DATA FOR THIS TASK

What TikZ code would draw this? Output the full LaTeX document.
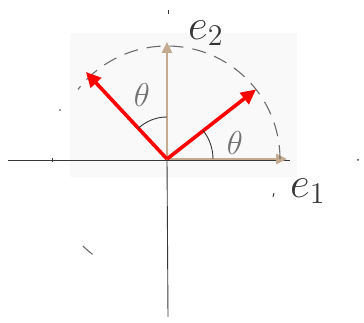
\documentclass[tikz,border=0pt]{standalone}
\usepackage{amsmath, amssymb}
\usepackage{tikz}
\usetikzlibrary{arrows.meta}
\definecolor{tanline}{RGB}{196,170,142}
\definecolor{pencil}{RGB}{55,55,55}
\definecolor{paper}{RGB}{249,249,249}

\begin{document}
\begin{tikzpicture}[x=1pt,y=1pt,
  axis/.style={pencil,line width=0.9pt},
  basis/.style={tanline,line width=2.6pt,-{Triangle[length=11pt,width=10pt]}},
  rotated/.style={red,line width=3.6pt,-{Triangle[length=15pt,width=14pt]}},
  circ/.style={gray!85!black,line width=1.1pt,dash pattern=on 14pt off 9pt},
  angarc/.style={pencil,line width=0.9pt},
  vlabel/.style={pencil,font=\LARGE,scale=2.5},
  alabel/.style={gray!90!black,font=\Large,scale=2.3}]
  \useasboundingbox (0,0) rectangle (364,323);
  \fill[paper] (70,146) rectangle (297,290);
  \coordinate (O) at (167,164);
  \coordinate (W) at (8,163);
  \coordinate (S) at (168,6);
  \draw[axis] (W) -- (290,163);
  \draw[axis] (O) -- (S);
  % basis vectors
  \path (O) ++(0:120) coordinate (b1);
  \path (O) ++(90:117) coordinate (b2);
  \draw[basis] (O) -- (b1);
  \draw[basis] (O) -- (b2);
  % dashed unit circle
  \draw[circ] (O) ++(0:113) arc (0:142:113);
  \draw[circ] (O) ++(226:121) arc (226:232:121);
  % rotated vectors
  \path (O) ++(38:113) coordinate (f1);
  \path (O) ++(133:119) coordinate (f2);
  \draw[rotated] (O) -- (f1);
  \draw[rotated] (O) -- (f2);
  % angles
  \draw[angarc] (O) ++(0:46) arc (0:38:46);
  \draw[angarc] (O) ++(90:42) arc (90:133:42);
  \node[alabel] (th1) at (235,180) {$\theta$};
  \node[alabel] (th2) at (142,228) {$\theta$};
  \node[vlabel] (e2lab) at (206,290) {$e_2$};
  \node[vlabel] (e1lab) at (308,132) {$e_1$};
  % stray marks
  \draw[axis] (168,309) -- (168,313);
  \draw[axis] (52,161) -- (52,165);
  \fill[pencil] (358,163) circle (1pt);
  \fill[pencil] (60,213) circle (0.8pt);
  \draw[axis] (273,126) -- (274,130);
\end{tikzpicture}
\end{document}
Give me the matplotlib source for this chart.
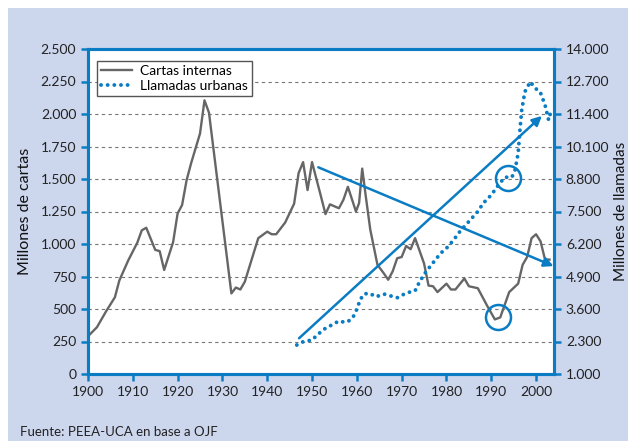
import matplotlib.pyplot as plt
import matplotlib.patches as mpatches

# Cartas internas (millones) - eje izquierdo
anios_cartas = [1900, 1902, 1904, 1906, 1907, 1909, 1911, 1912, 1913, 1915, 1916, 1917,
                1919, 1920, 1921, 1922, 1923, 1924, 1925, 1926, 1927, 1932, 1933, 1934,
                1935, 1938, 1940, 1941, 1942, 1944, 1946, 1947, 1948, 1949, 1950, 1952,
                1953, 1954, 1956, 1957, 1958, 1959.8, 1960.5, 1961.2, 1962, 1963, 1964.6,
                1966, 1967, 1968, 1969, 1970, 1971, 1972, 1973, 1975, 1976, 1977, 1978,
                1980, 1981, 1982, 1984, 1985, 1987, 1989, 1990.8, 1992, 1994, 1996, 1997,
                1998, 1999, 2000, 2001, 2002, 2003]
cartas = [290, 360, 480, 590, 720, 875, 1010, 1105, 1125, 955, 945, 800,
          1015, 1235, 1300, 1490, 1620, 1735, 1850, 2105, 2010, 620, 665, 650,
          710, 1045, 1095, 1075, 1075, 1165, 1310, 1545, 1630, 1415, 1630, 1365,
          1230, 1305, 1275, 1340, 1440, 1250, 1315, 1580, 1365, 1110, 840,
          775, 725, 790, 890, 900, 985, 960, 1045, 850, 680, 675, 630,
          695, 650, 650, 735, 675, 660, 530, 420, 435, 630, 695, 840,
          900, 1045, 1075, 1020, 880, 880]

# Llamadas urbanas (millones) - eje derecho
anios_llamadas = [1946.6, 1948, 1950, 1951.4, 1953, 1954.4, 1956, 1957, 1958, 1959.2,
                  1960.1, 1960.7, 1961.6, 1962.8, 1964.3, 1966, 1967.6, 1969, 1970.5,
                  1972, 1973, 1974, 1975.2, 1976.3, 1977.5, 1978.7, 1980, 1981.5,
                  1983, 1984.5, 1986, 1987, 1988.2, 1990, 1991.6, 1993, 1994.6, 1995.3,
                  1996, 1996.4, 1996.8, 1997.5, 1998.7, 1999.8, 2000.9, 2002, 2002.8,
                  2003.5]
llamadas = [2160, 2290, 2360, 2600, 2830, 2960, 3120, 3080, 3090, 3290,
            3630, 3960, 4200, 4230, 4090, 4200, 4120, 4050, 4190,
            4290, 4330, 4690, 5030, 5290, 5560, 5830, 6030, 6340,
            6700, 7000, 7300, 7500, 7830, 8160, 8560, 8870, 8870, 9160,
            9830, 10760, 11560, 12290, 12690, 12430, 12290, 11760, 11160,
            11630]

# flechas de tendencia (eje izquierdo) y círculos
flecha_sube = [(1947.1, 275), (2001.3, 1985)]
flecha_baja = [(1951.4, 1590), (2003.9, 830)]
circulos = [(1993.8, 1508), (1991.5, 441)]

ticks_izq = [0, 250, 500, 750, 1000, 1250, 1500, 1750, 2000, 2250, 2500]
etiq_izq = ["0", "250", "500", "750", "1.000", "1.250", "1.500", "1.750",
            "2.000", "2.250", "2.500"]
ticks_der = [1000, 2300, 3600, 4900, 6200, 7500, 8800, 10100, 11400, 12700, 14000]
etiq_der = ["1.000", "2.300", "3.600", "4.900", "6.200", "7.500", "8.800",
            "10.100", "11.400", "12.700", "14.000"]
ticks_x = list(range(1900, 2001, 10))

azul = "#0a7cc4"
gris = "#666666"
fondo = "#ccd6ed"

plt.rcParams['font.family'] = ['Lato', 'DejaVu Sans']

fig = plt.figure(figsize=(6.28, 4.41), dpi=100)
fig.patch.set_facecolor("white")
fig.patches.append(mpatches.Rectangle((8 / 628, 0), 1, 1 - 8 / 441,
                                      transform=fig.transFigure,
                                      facecolor=fondo, edgecolor="none", zorder=-10))

ax = fig.add_axes([88 / 628, 1 - 374 / 441, (554 - 88) / 628, (374 - 49) / 441])
ax.set_facecolor("white")
ax2 = ax.twinx()

ax.set_xlim(1900, 2004)
ax.set_ylim(0, 2500)
ax2.set_ylim(1000, 14000)

for t in ticks_izq[1:-1]:
    ax.axhline(t, color="#777777", linestyle=(0, (3, 3)), linewidth=0.8, zorder=1)

l1, = ax.plot(anios_cartas, cartas, color=gris, linewidth=1.7, zorder=3,
              label="Cartas internas")
l2, = ax2.plot(anios_llamadas, llamadas, color=azul, linewidth=2.8,
               linestyle=(0, (0.01, 1.7)), dash_capstyle="round", zorder=3,
               label="Llamadas urbanas")

for (x0, y0), (x1, y1) in [flecha_sube, flecha_baja]:
    ax.annotate("", xy=(x1, y1), xytext=(x0, y0),
                arrowprops=dict(arrowstyle="-|>", color=azul, lw=1.8,
                                mutation_scale=14, shrinkA=0, shrinkB=0),
                zorder=4)
for cx, cy in circulos:
    ax.plot(cx, cy, marker="o", markersize=18, markerfacecolor="none",
            markeredgecolor=azul, markeredgewidth=1.8, zorder=4)

ax.set_xticks(ticks_x)
ax.set_xticklabels([str(t) for t in ticks_x])
ax.set_yticks(ticks_izq)
ax.set_yticklabels(etiq_izq)
ax2.set_yticks(ticks_der)
ax2.set_yticklabels(etiq_der)

for a in (ax, ax2):
    for s in a.spines.values():
        s.set_color(azul)
        s.set_linewidth(2.2)
    a.tick_params(colors=azul, labelcolor="#222222", width=1.8, length=5,
                  labelsize=10, direction="out")

ax.set_ylabel("Millones de cartas", fontsize=11.5, color="#111111", labelpad=6)
ax2.set_ylabel("Millones de llamadas", fontsize=11, color="#111111", labelpad=3)

leg = ax.legend(handles=[l1, l2], loc="upper left", fontsize=10,
                bbox_to_anchor=(0.005, 0.985), handlelength=2.2,
                fancybox=False, framealpha=1, borderpad=0.3,
                labelspacing=0.2, handletextpad=0.6)
leg.get_frame().set_edgecolor("#555555")
leg.get_frame().set_linewidth(1.0)

fig.text(20 / 628, 1 - 432 / 441, "Fuente: PEEA-UCA en base a OJF",
         fontsize=9.5, color="#222222", va="center")

fig.savefig("out.png", dpi=100)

AIM
Leave the pictures out, and restate exactly the lines from the start of the records through the one that contains "import matplotlib.patches as mpatches".

RESPONSE TO THE TASK
What TikZ code would draw this? Output the full LaTeX document.
\documentclass[tikz,border=0pt]{standalone}
\usepackage{amsmath, amssymb}
\usepackage{tikz}
\usetikzlibrary{arrows.meta}
\definecolor{tanline}{RGB}{196,170,142}
\definecolor{pencil}{RGB}{55,55,55}
\definecolor{paper}{RGB}{249,249,249}

\begin{document}
\begin{tikzpicture}[x=1pt,y=1pt,
  axis/.style={pencil,line width=0.9pt},
  basis/.style={tanline,line width=2.6pt,-{Triangle[length=11pt,width=10pt]}},
  rotated/.style={red,line width=3.6pt,-{Triangle[length=15pt,width=14pt]}},
  circ/.style={gray!85!black,line width=1.1pt,dash pattern=on 14pt off 9pt},
  angarc/.style={pencil,line width=0.9pt},
  vlabel/.style={pencil,font=\LARGE,scale=2.5},
  alabel/.style={gray!90!black,font=\Large,scale=2.3}]
  \useasboundingbox (0,0) rectangle (364,323);
  \fill[paper] (70,146) rectangle (297,290);
  \coordinate (O) at (167,164);
  \coordinate (W) at (8,163);
  \coordinate (S) at (168,6);
  \draw[axis] (W) -- (290,163);
  \draw[axis] (O) -- (S);
  % basis vectors
  \path (O) ++(0:120) coordinate (b1);
  \path (O) ++(90:117) coordinate (b2);
  \draw[basis] (O) -- (b1);
  \draw[basis] (O) -- (b2);
  % dashed unit circle
  \draw[circ] (O) ++(0:113) arc (0:142:113);
  \draw[circ] (O) ++(226:121) arc (226:232:121);
  % rotated vectors
  \path (O) ++(38:113) coordinate (f1);
  \path (O) ++(133:119) coordinate (f2);
  \draw[rotated] (O) -- (f1);
  \draw[rotated] (O) -- (f2);
  % angles
  \draw[angarc] (O) ++(0:46) arc (0:38:46);
  \draw[angarc] (O) ++(90:42) arc (90:133:42);
  \node[alabel] (th1) at (235,180) {$\theta$};
  \node[alabel] (th2) at (142,228) {$\theta$};
  \node[vlabel] (e2lab) at (206,290) {$e_2$};
  \node[vlabel] (e1lab) at (308,132) {$e_1$};
  % stray marks
  \draw[axis] (168,309) -- (168,313);
  \draw[axis] (52,161) -- (52,165);
  \fill[pencil] (358,163) circle (1pt);
  \fill[pencil] (60,213) circle (0.8pt);
  \draw[axis] (273,126) -- (274,130);
\end{tikzpicture}
\end{document}
Give me the matplotlib source for this chart.
import matplotlib.pyplot as plt
import matplotlib.patches as mpatches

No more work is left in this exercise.